Originally brought into the reserve in the late 1990s for breeding, the crocodiles are having the unintended beneficial effect of scaring away poachers from the forest - home to the largest wild population of Royal Bengal tigers.
"With tigers on land and the crocodile in water, the fear factor does work," divisional Forest Officer Rathin Banerjee said Tuesday.
During winter months, the crocs often come out of the cold water and lie in the jungle path of the poachers.
Nearly 400 crocodiles, bred in captivity over the years, have been released in the reserve, Banerjee said. A 2004 census said more than 270 tigers were roaming the reserve in West Bengal state, bordering Bangladesh.
"The use of crocodiles is one of the measures to save the wildlife there from poachers," said V.K. Yadav, a forest conservator.
Conservationist Ranjit Mitra said it was difficult to say how many tigers have been killed by poachers in the past five years, "but it will run into dozens."
Another conversationist called the idea of using crocs "novel."
"It is surely a novel idea, but this can be one of the measures to check poaching," said Animesh Basu of the Himalayan Nature and Adventure Foundation, a local non-governmental organization.

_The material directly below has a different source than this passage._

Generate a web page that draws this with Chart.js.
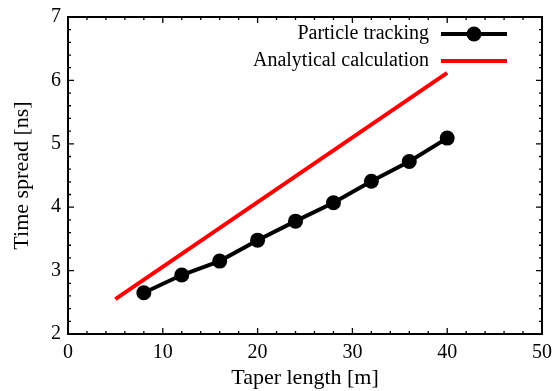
<!DOCTYPE html>
<html lang="en">
<head>
    <meta charset="UTF-8">
    <title>Time spread vs taper length</title>
    <script src="https://cdn.jsdelivr.net/npm/chart.js@4.4.2/dist/chart.umd.min.js"></script>
    <style>
        body { margin: 0; background: #fff; }
        #wrap { width: 555px; height: 391px; }
    </style>
</head>
<body>
    <div id="wrap"><canvas id="spreadchart"></canvas></div>

    <script>
        // values
        var taperLength = [8, 12, 16, 20, 24, 28, 32, 36, 40];
        var trackingSpread = [2.65, 2.93, 3.15, 3.48, 3.78, 4.07, 4.41, 4.72, 5.09];
        var analyticalLength = [5, 40];
        var analyticalSpread = [2.55, 6.12];

        var xTicks = [0, 10, 20, 30, 40, 50];
        var yTicks = [2, 3, 4, 5, 6, 7];

        const serif = 'Liberation Serif';

        function toPoints(xs, ys) {
            return xs.map((x, i) => ({ x: x, y: ys[i] }));
        }

        // frame + inward ticks on all four sides
        const frameTicks = {
            id: 'frameTicks',
            afterDatasetsDraw(chart) {
                const c = chart.ctx;
                const a = chart.chartArea;
                const sx = chart.scales.x, sy = chart.scales.y;
                c.save();
                c.strokeStyle = '#000';
                c.lineWidth = 1.3;
                for (let v = 0; v <= 50.001; v += 2) {
                    const px = sx.getPixelForValue(v);
                    const len = (Math.round(v) % 10 === 0) ? 6 : 3;
                    c.beginPath();
                    c.moveTo(px, a.bottom); c.lineTo(px, a.bottom - len);
                    c.moveTo(px, a.top); c.lineTo(px, a.top + len);
                    c.stroke();
                }
                for (let i = 0; i <= 25; i++) {
                    const v = 2 + i * 0.2;
                    const py = sy.getPixelForValue(v);
                    const len = (i % 5 === 0) ? 6 : 3;
                    c.beginPath();
                    c.moveTo(a.left, py); c.lineTo(a.left + len, py);
                    c.moveTo(a.right, py); c.lineTo(a.right - len, py);
                    c.stroke();
                }
                c.lineWidth = 2;
                c.strokeRect(a.left, a.top, a.right - a.left, a.bottom - a.top);
                c.restore();
            }
        };

        // legend: text right aligned, sample on the right
        const sideLegend = {
            id: 'sideLegend',
            afterDraw(chart) {
                const c = chart.ctx;
                const rows = [34, 61];
                c.save();
                c.font = '20px ' + serif;
                c.textAlign = 'right';
                c.textBaseline = 'middle';
                chart.data.datasets.forEach((ds, i) => {
                    const y = rows[i];
                    c.fillStyle = '#000';
                    c.fillText(ds.label, 429, y);
                    c.strokeStyle = ds.borderColor;
                    c.lineWidth = ds.borderWidth;
                    c.beginPath();
                    c.moveTo(441, y); c.lineTo(507, y);
                    c.stroke();
                    if (ds.pointRadius > 0) {
                        c.fillStyle = ds.pointBackgroundColor;
                        c.beginPath();
                        c.arc(474, y, ds.pointRadius, 0, Math.PI * 2);
                        c.fill();
                    }
                });
                c.restore();
            }
        };

        const ctx = document.getElementById('spreadchart');

        new Chart(ctx, {
            type: 'scatter',
            data: {
                datasets: [{
                    label: 'Particle tracking',
                    data: toPoints(taperLength, trackingSpread),
                    showLine: true,
                    borderColor: '#000',
                    borderWidth: 4,
                    pointRadius: 7.5,
                    pointBackgroundColor: '#000',
                    pointBorderWidth: 0,
                    pointHoverRadius: 7.5
                }, {
                    label: 'Analytical calculation',
                    data: toPoints(analyticalLength, analyticalSpread),
                    showLine: true,
                    borderColor: '#ff0000',
                    borderWidth: 4,
                    pointRadius: 0,
                    pointBackgroundColor: '#ff0000'
                }]
            },
            options: {
                responsive: true,
                maintainAspectRatio: false,
                animation: false,
                layout: { padding: { top: 17, right: 13, left: 0, bottom: 0 } },
                plugins: {
                    legend: { display: false },
                    tooltip: { enabled: false }
                },
                scales: {
                    x: {
                        type: 'linear',
                        min: 0,
                        max: 50,
                        afterFit(s) { s.height = 57; s.paddingLeft = 0; s.paddingRight = 0; },
                        afterBuildTicks(s) { s.ticks = xTicks.map(v => ({ value: v })); },
                        grid: { display: false, drawTicks: false },
                        border: { display: false },
                        ticks: { font: { family: serif, size: 20 }, color: '#000', padding: 7, maxRotation: 0 },
                        title: { display: true, text: 'Taper length [m]', font: { family: serif, size: 22 }, color: '#000', padding: 0 }
                    },
                    y: {
                        type: 'linear',
                        min: 2,
                        max: 7,
                        afterFit(s) { s.width = 68; s.paddingTop = 0; s.paddingBottom = 0; },
                        afterBuildTicks(s) { s.ticks = yTicks.map(v => ({ value: v })); },
                        grid: { display: false, drawTicks: false },
                        border: { display: false },
                        ticks: { font: { family: serif, size: 20 }, color: '#000', padding: 7 },
                        title: { display: true, text: 'Time spread [ns]', font: { family: serif, size: 22 }, color: '#000', padding: { top: 9, bottom: 0 } }
                    }
                }
            },
            plugins: [frameTicks, sideLegend]
        });
    </script>
</body>
</html>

The state Forest Department was assessing the effectiveness of the new measure.
"It is not like you count how many hens you had and how many have been taken away by the jackals at night," Yadav said. "Here the idea is to ensure that there is no unusual change in the demography," Yadav said referring to major species of animals in the Sunderbans.
India's border guards also have set up camps in the area to guard against the poachers.
"We are trying our best," Yadav said.
Preliminary results of a recent exhaustive study of tiger habitats found that the population in some Indian states may be nearly 65 percent smaller than experts had thought.
Conservationists said the early results indicated the most recent tiger census - which found about 3,500 tigers - was far too optimistic. The study was conducted in the past two years by the government-run Wildlife Institute of India.